Retirement proposal omits current judges
A higher age limit would apply solely to future appointees
A proposal to raise the mandatory retirement age for judges to 80 would apply only to jurists appointed after the new law is approved, under a compromise bill advancing in the state Legislature.
The amendment to Senate Bill 3202 was made yesterday by the House Judiciary Committee, and comes a week after a similar change was defeated in the Senate.
If approved by the Legislature, the proposal would ask voters to decide whether the mandatory retirement age for judges should be raised to 80 from 70.
In its original form, SB 3202 would have applied to current judges and was seen by critics as a blatant attempt by majority Democrats to prevent Republican Gov. Linda Lingle from appointing a successor to Hawaii Chief Justice Ronald Moon, who turns 70 in 2010, Lingle's final year in office.
"It's a compromise," Rep. Tommy Waters, House Judiciary chairman, said of the amended proposal. "The attorney general will agree to it, and it has a better chance of passing, I think, on the ballot."
Voters rejected a proposal in 2006 to remove the mandatory retirement age altogether.
Democrats said the proposal was brought back this year to address concerns about age discrimination.
"My personal opinion is it should be lifted altogether, but I don't think that will pass based on what happened in the last election," said Waters (D, Lanikai-Waimanalo). "I think now we have a real chance of passing it, especially with the attorney general now on board."
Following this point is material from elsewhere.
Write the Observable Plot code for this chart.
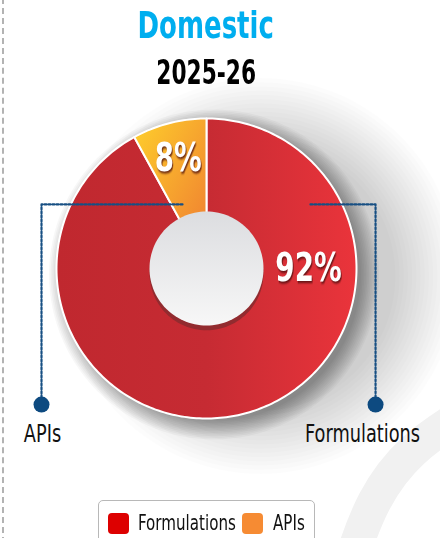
<!DOCTYPE html>
<html><head><meta charset="utf-8">
<script src="https://cdn.jsdelivr.net/npm/d3@7"></script>
<script src="https://cdn.jsdelivr.net/npm/@observablehq/plot@0.6"></script>
<style>
html,body{margin:0;padding:0;background:#fff;}
body{width:440px;height:538px;position:relative;overflow:hidden;font-family:"Liberation Sans Narrow","DejaVu Sans Condensed","DejaVu Sans",sans-serif;font-stretch:condensed;}
#dash{position:absolute;left:2px;top:-2px;height:545px;border-left:2px dashed #b3b3b3;}
.ttl{position:absolute;left:0;width:412px;text-align:center;font-weight:bold;}
.ttl span{display:inline-block;transform-origin:50% 50%;}
#title{top:6px;color:#00aeef;font-size:38px;line-height:38px;}
#title span{transform:scaleX(0.76);}
#sub{top:55px;color:#000;font-size:34px;line-height:34px;}
#sub span{transform:scaleX(0.71);}
#chart{position:absolute;top:90px;left:0;}
#legend{position:absolute;left:98px;top:500px;width:217px;height:50px;box-sizing:border-box;border:1.5px solid #b8b8b8;border-radius:5px;background:#fff;display:flex;align-items:flex-start;padding:10px 0 0 8.5px;font-size:21px;color:#111;white-space:nowrap;}
#legend .sw{width:21px;height:21px;border-radius:4px;display:inline-block;flex:none;}
#legend .it{display:flex;align-items:center;}
#legend .tx{display:inline-block;transform:scaleX(0.8);transform-origin:0 50%;}
</style></head>
<body>
<div id="dash"></div>
<div id="title" class="ttl"><span>Domestic</span></div>
<div id="sub" class="ttl"><span>2025-26</span></div>
<div id="chart"></div>
<div id="legend"></div>
<script>
// ---- data ----
const categories = ["Formulations", "APIs"];
const shares = [92, 8];
const pctLabels = ["92%", "8%"];
const legendColors = ["#dd0000", "#f68b33"];

// ---- layout ----
const W = 440, H = 400, cx = 206, cy = 178, rPx = 150;
const inner = 0.38;
const sx = 0.79; // horizontal condensing of text glyphs
const toXY = (a, r) => [r * Math.sin(a), r * Math.cos(a)];

const rows = categories.map((c, i) => ({category: c, share: shares[i], label: pctLabels[i]}));
const arcs = d3.pie().sort(null).value(d => d.share)(rows);

function arcPoints(a) {
  const pts = [{x: 0, y: 0}];
  const n = Math.max(8, Math.ceil((a.endAngle - a.startAngle) / 0.02));
  for (let k = 0; k <= n; k++) {
    const t = a.startAngle + (a.endAngle - a.startAngle) * k / n;
    const [x, y] = toXY(t, 1);
    pts.push({x, y});
  }
  return pts;
}
function circlePoints(x0, y0, r, id) {
  return d3.range(0, 361, 3).map(d => {
    const t = d * Math.PI / 180;
    return {id, x: x0 + r * Math.sin(t), y: y0 + r * Math.cos(t)};
  });
}
// soft shadow made of stacked translucent discs
const softShadow = (x0, y0, r0, r1, steps) =>
  d3.range(steps).flatMap(k => circlePoints(x0, y0, r1 - (r1 - r0) * k / (steps - 1), k));

// decorative background swoosh (page decoration, not data)
const swoosh = [
  {x: 1.75, y: -0.95}, {x: 1.35, y: -1.2}, {x: 1.1, y: -1.55}, {x: 0.98, y: -1.9}
];

// percentage label positions derived from the arcs
const labelPts = arcs.map(a => {
  const span = a.endAngle - a.startAngle;
  const ang = span > Math.PI ? Math.PI / 2 : (a.startAngle + a.endAngle) / 2;
  const rr = span > Math.PI ? 0.68 : 0.76;
  const [x, y] = toXY(ang, rr);
  return {x, y, label: a.data.label};
});

// callouts (annotation geometry)
const calloutY = 0.427, calloutEndY = -0.907;
const callouts = [
  {category: "Formulations", startX: 0.693, elbowX: 1.127, dx: -13},
  {category: "APIs", startX: -0.16, elbowX: -1.1, dx: 1}
];
const calloutLines = callouts.flatMap(c => [
  {id: c.category, x: c.startX, y: calloutY},
  {id: c.category, x: c.elbowX, y: calloutY},
  {id: c.category, x: c.elbowX, y: calloutEndY}
]);
const calloutEnds = callouts.map(c => ({x: c.elbowX, y: calloutEndY, text: c.category, dx: c.dx}));

const gradIds = ["gFormulations", "gAPIs"];

const chart = Plot.plot({
  width: W, height: H,
  margin: 0,
  x: {domain: [-cx / rPx, (W - cx) / rPx], axis: null},
  y: {domain: [-(H - cy) / rPx, cy / rPx], axis: null},
  style: {background: "transparent", overflow: "visible"},
  marks: [
    Plot.line(swoosh, {x: "x", y: "y", curve: "basis", stroke: "#f1f1f1", strokeWidth: 34, strokeLinecap: "round"}),
    Plot.line(softShadow(0.36, -0.05, 0.9, 1.32, 16), {x: "x", y: "y", z: "id", curve: "linear-closed", fill: "#000", fillOpacity: 0.011, stroke: "none"}),
    Plot.line(softShadow(0.05, -0.04, 0.98, 1.1, 12), {x: "x", y: "y", z: "id", curve: "linear-closed", fill: "#000", fillOpacity: 0.03, stroke: "none"}),
    ...arcs.map((a, i) => Plot.line(arcPoints(a), {x: "x", y: "y", curve: "linear-closed", fill: `url(#${gradIds[i]})`, stroke: "#fff", strokeWidth: 2, strokeLinejoin: "round"})),
    Plot.line(circlePoints(0, -0.032, inner, 0), {x: "x", y: "y", curve: "linear-closed", fill: "#922b2f", stroke: "none"}),
    Plot.line(circlePoints(0, 0, inner, 0), {x: "x", y: "y", curve: "linear-closed", fill: "url(#gHole)", stroke: "none"}),
    Plot.text(labelPts, {x: "x", y: "y", text: "label", fill: "#fff", fontSize: 39, fontWeight: "bold", ariaLabel: "pct"}),
    Plot.line(calloutLines, {x: "x", y: "y", z: "id", stroke: "#174f83", strokeWidth: 2.2, strokeDasharray: "2 2"}),
    Plot.dot(calloutEnds, {x: "x", y: "y", r: 8, fill: "#0d4a80"}),
    ...calloutEnds.map(c => Plot.text([c], {x: "x", y: "y", text: "text", dy: 29, dx: c.dx, fontSize: 25, fill: "#111"}))
  ]
});

const svg = d3.select(chart);
svg.attr("font-family", '"Liberation Sans Narrow","DejaVu Sans Condensed","DejaVu Sans",sans-serif').style("font-stretch", "condensed");
const defs = svg.insert("defs", ":first-child");
const gr = defs.append("linearGradient").attr("id", gradIds[0]).attr("x1", 0).attr("x2", 1).attr("y1", 0).attr("y2", 0);
gr.append("stop").attr("offset", "0").attr("stop-color", "#c0282f");
gr.append("stop").attr("offset", "0.5").attr("stop-color", "#c62b33");
gr.append("stop").attr("offset", "1").attr("stop-color", "#ea343b");
const go = defs.append("linearGradient").attr("id", gradIds[1]).attr("x1", 0.1).attr("x2", 0.9).attr("y1", 0.05).attr("y2", 0.95);
go.append("stop").attr("offset", "0").attr("stop-color", "#fdc92c");
go.append("stop").attr("offset", "1").attr("stop-color", "#ef7d31");
const gh = defs.append("linearGradient").attr("id", "gHole").attr("x1", 0).attr("x2", 0).attr("y1", 0).attr("y2", 1);
gh.append("stop").attr("offset", "0").attr("stop-color", "#dcdde0");
gh.append("stop").attr("offset", "1").attr("stop-color", "#f7f7f7");

// text shadow for the percentage labels (CSS filter function)
svg.selectAll("text").filter(function() { return this.getAttribute("fill") === "#fff" || (this.parentNode && this.parentNode.getAttribute("fill") === "#fff"); })
  .style("filter", "drop-shadow(1.5px 2px 1px rgba(74,12,12,0.8))");

// condense glyphs horizontally (no narrow font installed)
svg.selectAll("text").each(function() {
  const t = this.getAttribute("transform");
  if (t) {
    this.setAttribute("transform", `${t} scale(${sx},1)`);
  } else {
    const x = +(this.getAttribute("x") || 0), y = +(this.getAttribute("y") || 0);
    this.removeAttribute("x"); this.removeAttribute("y");
    this.setAttribute("transform", `translate(${x},${y}) scale(${sx},1)`);
  }
});

document.getElementById("chart").appendChild(chart);

// legend
const lg = d3.select("#legend");
categories.forEach((c, i) => {
  const it = lg.append("div").attr("class", "it").style("margin-right", i === 0 ? "7px" : "0");
  it.append("span").attr("class", "sw").style("background", legendColors[i]);
  const tx = it.append("span").attr("class", "tx").style("margin-left", i === 0 ? "9px" : "10px").text(c);
  const w = tx.node().offsetWidth;
  tx.style("margin-right", `${-(1 - 0.8) * w}px`);
});
</script>
</body></html>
Attorney General Mark Bennett said he would support the compromise, but he would prefer to forgo any vote on the matter in favor of forming a task force to study alternatives.
Alternatives could include a system of term limits combined with an age limit for appellate court judges or a system where judges would have to reapply for the position once they reach their term limit and are past a certain age.
The amendment to the bill "takes out the argument that it is politically motivated," Bennett said. "It is a good compromise should this bill move forward."
Proposed constitutional amendments require the approval of two-thirds of both the House and Senate to be placed on the general-election ballot.